The Tears of St Peter is a beautifully crafted cycle of 21 motets, wherein a mournful St Peter looks back, at the end of his life, at his denial of Christ.  They derive their power from their concentrated intensity (the motets are broadly the same length and have a broadly similar structure) but, in the hands of the Collegium Vocale Gent, there is never any danger of them becoming dull.  Instead, Herreweghe’s singers spin an ineffably beautiful web of sound that does more than anything I’ve heard in a long time to put the listener in touch with the divine.
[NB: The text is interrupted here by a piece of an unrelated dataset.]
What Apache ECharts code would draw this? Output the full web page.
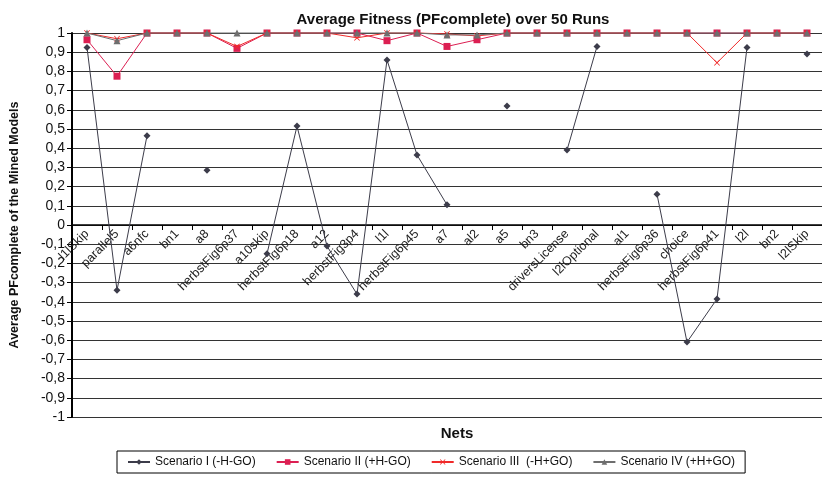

I wasn’t really prepared for how spellbinding I’d find this performance but, for the second time in 24 hours, sitting in the resonant acoustic of Greyfriars Kirk, time seemed to stand still as these expert musicians seemed to lead us out of time and into a profoundly beautiful spiritual place.  It struck me that Greyfriars is a peculiarly appropriate place for these early evening concerts of spiritual music, a place set apart from the hurly-burly of everyday life, but also somewhere distinct from a concert hall and its commercial imperatives.  Maybe it’s my imagination, but I think that a space like this, be it for Lassus or for Messiaen, gives this music room to soar in an entirely different and uniquely spiritual way.  (However, I did wonder a couple of times what the Protestant reformers, who built this church in 1620, would have thought at an arch-Catholic work of the Counter-Reformation being performed in their sanctuary!)

CV Gent don’t go in for ethereal perfection, like Harry Christophers’ Sixteen.  They have a more carefully shaded colour than the crystalline Sixteen.  Their tone is a shade more earthy, grounded in a rich, syrupy tone that makes them that touch more earthbound than Christophers’ singers.  However, that brings them closer to our experience and allows us to empathise with the content of their singing all the more.  Still, they yield to no-one in the precision and clarity of their singing, and the togetherness of their sound is a wonder to hear.  Herreweghe directs them with clarity and mellifluous continuity, still pointing up the occasional moment that needs special colour, such as the element of bass dissonance at the moment in the eighteenth motet which talks about a “daunting challenge.”  This was a wonderful evening; one which I wish I could relive again.